═══ INFORMATION SUPPLIED ═══
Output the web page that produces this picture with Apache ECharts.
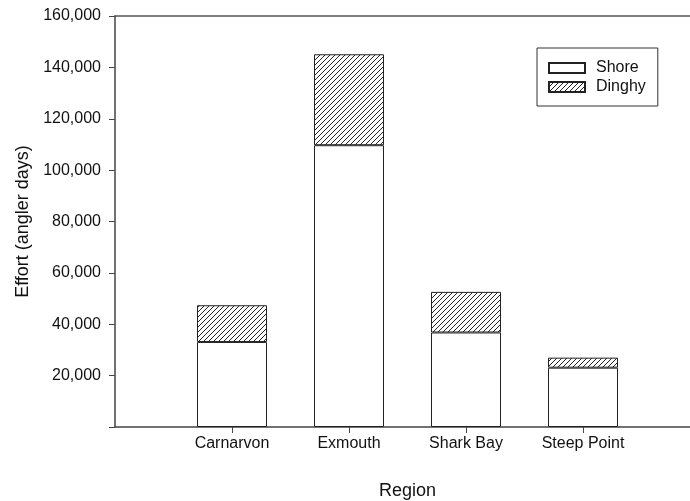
<!DOCTYPE html>
<html>
<head>
<meta charset="utf-8">
<script src="https://cdn.jsdelivr.net/npm/echarts@6/dist/echarts.min.js"></script>
<style>
html,body{margin:0;padding:0;background:#fff;}
#chart{width:690px;height:501px;}
</style>
</head>
<body>
<div id="chart"></div>
<script>
// Data
const regions = ['', 'Carnarvon', 'Exmouth', 'Shark Bay', 'Steep Point', ''];
const shore = [null, 33100, 109700, 36800, 23100, null];
const dinghy = [null, 14300, 35400, 15800, 3900, null];
const yTicks = [0, 20000, 40000, 60000, 80000, 100000, 120000, 140000, 160000];

// Hatch pattern
function makeHatch() {
  const s = 5;
  const c = document.createElement('canvas');
  c.width = s; c.height = s;
  const ctx = c.getContext('2d');
  ctx.fillStyle = '#fff';
  ctx.fillRect(0, 0, s, s);
  ctx.strokeStyle = '#222';
  ctx.lineWidth = 1;
  for (let k = -1; k <= 1; k++) {
    ctx.beginPath();
    ctx.moveTo(k * s - 1, s + 1);
    ctx.lineTo(k * s + s + 1, -1);
    ctx.stroke();
  }
  return c;
}
const hatch = { image: makeHatch(), repeat: 'repeat' };

const FONT = '"Liberation Sans", Arial, sans-serif';
const chart = echarts.init(document.getElementById('chart'), null, { renderer: 'canvas' });
chart.setOption({
  animation: false,
  backgroundColor: '#fff',
  textStyle: { fontFamily: FONT, color: '#111' },
  grid: { left: 115, top: 16, height: 411, width: 585, containLabel: false, outerBoundsMode: 'none' },
  legend: {
    left: 537, top: 48,
    orient: 'vertical',
    width: 120,
    padding: [12, 12, 11, 11],
    itemGap: 3,
    itemWidth: 36, itemHeight: 10,
    icon: 'rect',
    borderColor: '#333', borderWidth: 1,
    selectedMode: false,
    textStyle: { fontFamily: FONT, fontSize: 16, color: '#111', padding: [0, 0, 0, 6] },
    data: ['Shore', 'Dinghy']
  },
  xAxis: [{
    type: 'category',
    data: regions,
    boundaryGap: false,
    name: 'Region',
    nameLocation: 'middle',
    nameGap: 55,
    nameTextStyle: { fontFamily: FONT, fontSize: 18, color: '#111' },
    axisLine: { lineStyle: { color: '#444', width: 1.5 } },
    axisTick: { length: 6, interval: (i, v) => v !== '', lineStyle: { color: '#444' } },
    axisLabel: { fontFamily: FONT, fontSize: 16, color: '#111', margin: 9, interval: 0 },
    splitLine: { show: false }
  }, {
    type: 'category',
    data: regions,
    boundaryGap: false,
    position: 'top',
    axisLine: { lineStyle: { color: '#555', width: 1.5 } },
    axisTick: { show: false },
    axisLabel: { show: false },
    splitLine: { show: false }
  }],
  yAxis: {
    type: 'value',
    min: yTicks[0], max: yTicks[yTicks.length - 1], interval: 20000,
    name: 'Effort (angler days)',
    nameLocation: 'middle',
    nameGap: 83,
    nameTextStyle: { fontFamily: FONT, fontSize: 18, color: '#111' },
    axisLine: { show: true, lineStyle: { color: '#444', width: 1.5 } },
    axisTick: { show: true, length: 6, lineStyle: { color: '#444' } },
    axisLabel: {
      fontFamily: FONT, fontSize: 16, color: '#111', margin: 14,
      formatter: v => v === 0 ? '' : v.toLocaleString('en-US')
    },
    splitLine: { show: false }
  },
  series: [{
    name: 'Shore',
    type: 'bar',
    stack: 'total',
    barWidth: 70,
    data: shore,
    itemStyle: { color: '#fff', borderColor: '#222', borderWidth: 1 }
  }, {
    name: 'Dinghy',
    type: 'bar',
    stack: 'total',
    barWidth: 70,
    data: dinghy,
    itemStyle: { color: hatch, borderColor: '#222', borderWidth: 1 }
  }]
});
</script>
</body>
</html>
═══
#### WHAT THIS TASK INVOLVES
Without the pictures, copy the material exactly as given.

#### ANSWER FOR THIS EXERCISE
Output the web page that produces this picture with Apache ECharts.
<!DOCTYPE html>
<html>
<head>
<meta charset="utf-8">
<script src="https://cdn.jsdelivr.net/npm/echarts@6/dist/echarts.min.js"></script>
<style>
html,body{margin:0;padding:0;background:#fff;}
#chart{width:690px;height:501px;}
</style>
</head>
<body>
<div id="chart"></div>
<script>
// Data
const regions = ['', 'Carnarvon', 'Exmouth', 'Shark Bay', 'Steep Point', ''];
const shore = [null, 33100, 109700, 36800, 23100, null];
const dinghy = [null, 14300, 35400, 15800, 3900, null];
const yTicks = [0, 20000, 40000, 60000, 80000, 100000, 120000, 140000, 160000];

// Hatch pattern
function makeHatch() {
  const s = 5;
  const c = document.createElement('canvas');
  c.width = s; c.height = s;
  const ctx = c.getContext('2d');
  ctx.fillStyle = '#fff';
  ctx.fillRect(0, 0, s, s);
  ctx.strokeStyle = '#222';
  ctx.lineWidth = 1;
  for (let k = -1; k <= 1; k++) {
    ctx.beginPath();
    ctx.moveTo(k * s - 1, s + 1);
    ctx.lineTo(k * s + s + 1, -1);
    ctx.stroke();
  }
  return c;
}
const hatch = { image: makeHatch(), repeat: 'repeat' };

const FONT = '"Liberation Sans", Arial, sans-serif';
const chart = echarts.init(document.getElementById('chart'), null, { renderer: 'canvas' });
chart.setOption({
  animation: false,
  backgroundColor: '#fff',
  textStyle: { fontFamily: FONT, color: '#111' },
  grid: { left: 115, top: 16, height: 411, width: 585, containLabel: false, outerBoundsMode: 'none' },
  legend: {
    left: 537, top: 48,
    orient: 'vertical',
    width: 120,
    padding: [12, 12, 11, 11],
    itemGap: 3,
    itemWidth: 36, itemHeight: 10,
    icon: 'rect',
    borderColor: '#333', borderWidth: 1,
    selectedMode: false,
    textStyle: { fontFamily: FONT, fontSize: 16, color: '#111', padding: [0, 0, 0, 6] },
    data: ['Shore', 'Dinghy']
  },
  xAxis: [{
    type: 'category',
    data: regions,
    boundaryGap: false,
    name: 'Region',
    nameLocation: 'middle',
    nameGap: 55,
    nameTextStyle: { fontFamily: FONT, fontSize: 18, color: '#111' },
    axisLine: { lineStyle: { color: '#444', width: 1.5 } },
    axisTick: { length: 6, interval: (i, v) => v !== '', lineStyle: { color: '#444' } },
    axisLabel: { fontFamily: FONT, fontSize: 16, color: '#111', margin: 9, interval: 0 },
    splitLine: { show: false }
  }, {
    type: 'category',
    data: regions,
    boundaryGap: false,
    position: 'top',
    axisLine: { lineStyle: { color: '#555', width: 1.5 } },
    axisTick: { show: false },
    axisLabel: { show: false },
    splitLine: { show: false }
  }],
  yAxis: {
    type: 'value',
    min: yTicks[0], max: yTicks[yTicks.length - 1], interval: 20000,
    name: 'Effort (angler days)',
    nameLocation: 'middle',
    nameGap: 83,
    nameTextStyle: { fontFamily: FONT, fontSize: 18, color: '#111' },
    axisLine: { show: true, lineStyle: { color: '#444', width: 1.5 } },
    axisTick: { show: true, length: 6, lineStyle: { color: '#444' } },
    axisLabel: {
      fontFamily: FONT, fontSize: 16, color: '#111', margin: 14,
      formatter: v => v === 0 ? '' : v.toLocaleString('en-US')
    },
    splitLine: { show: false }
  },
  series: [{
    name: 'Shore',
    type: 'bar',
    stack: 'total',
    barWidth: 70,
    data: shore,
    itemStyle: { color: '#fff', borderColor: '#222', borderWidth: 1 }
  }, {
    name: 'Dinghy',
    type: 'bar',
    stack: 'total',
    barWidth: 70,
    data: dinghy,
    itemStyle: { color: hatch, borderColor: '#222', borderWidth: 1 }
  }]
});
</script>
</body>
</html>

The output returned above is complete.